If you believe that a claim has been lodged on your behalf without your authorization or knowledge, please get in touch as soon as possible and we can assist you in rectifying the situation and advise you on your rights.
Zelaya vs. United States of America
On May 13, 2013, a telephonic hearing occurred regarding the scope of the deposition that Plaintiffs are entitled to take of the SEC through its designated representatives. The United States objected to all of the subject areas that the Plaintiffs sought to cover at the deposition and further objected to providing any documents in response to the document request that accompanied Plaintiffs' notice of deposition of the SEC. Plaintiffs responded, arguing that the Magistrate Judge authorized Plaintiffs to pursue those subject areas and also to serve the United States with a focused document request. After briefing and oral argument, the Magistrate Judge overruled most of the United States' objections and ruled that the Government must proceed with the deposition and provide Plaintiffs with the information requested in their related document request.
This ruling in our favor enables us to continue our vigorous efforts to expose the negligent acts of the SEC and brings us one step closer to obtaining the information necessary to proving our case.
NAFTA and Other Bilateral Trade Agreement Arbitrations
We have recently become aware of potential new action being pursued by Peter Morgenstern and (separately) Todd Weiler, Edward Snyder and Edward Valdespino on behalf of various investors.

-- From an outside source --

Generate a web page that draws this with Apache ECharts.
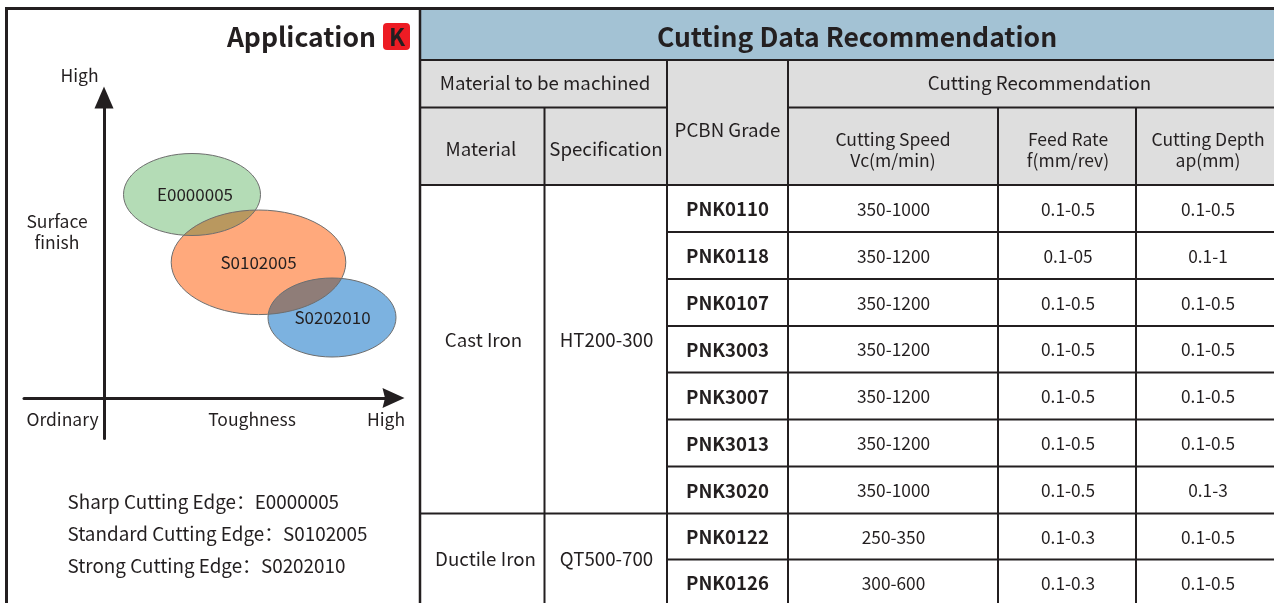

These investors have filed a notice of intention to submit a private arbitration against the United States under the arbitration provisions of the various treaties. We are confident, however, that the current action in front of the Federal District Court in Florida against the SEC is preferable for investors for a number of important reasons:
1) NAFTA and other similar agreements ensure that foreign investors are not treated unfavorably compared to domestic US investors. While many of the investors in the Stanford entities were indeed foreign, all of the evidence shows that that they were treated equally as badly as US investors;
2) The treaties seek to ensure that the treatment of foreign investors does not fall below a minimum acceptable standard, as defined in international law. In order to prove that it has, investors pursuing arbitration will have to establish essentially the same facts we have alleged in our Federal Court case. The difference between the proposed arbitration and our court case, however, is that we can rely on the strong discovery mechanisms to force the Government to disclose relevant information, whereas arbitration has much weaker and more limited powers.
3) It appears that participation in this arbitration by Mexican investors may result in their inability to participate in our SEC class action. Please note that there are subsequently three key issues to keep in mind if you are considering joining the arbitration: (1) the timeline and pressure being imposed on investors to make this decision appears unfair; (2) as far as we know, such an arbitration has never previously been taken and therefore no precedent exists for it; and (3) as far as your SEC action is concerned, you may be precluded from participating in the class action and may be considered an opting out of the class action in which you have already invested time, money and resources.
Our action has already overcome the key initial hurdle and has a defined path towards a successful verdict. We know from our case that, in order to overcome the Government's position on these claims, extensive discovery is necessary. We do not believe that the procedural intricacies of a NAFTA international arbitration, including the limited means of discovery, provide the best avenue for recovery against the Government. We believe the risk of being disqualified from participating in our SEC action far outweighs the potential for obtaining a successful judgment against the Government in the NAFTA international arbitration.
The Investor Committee
We have learned that significant changes to the Investor Committee composition have been occurring over the course of the past few months. KLS will take this matter into serious consideration moving forward in its full representation of investor claims before the Dallas Receiver.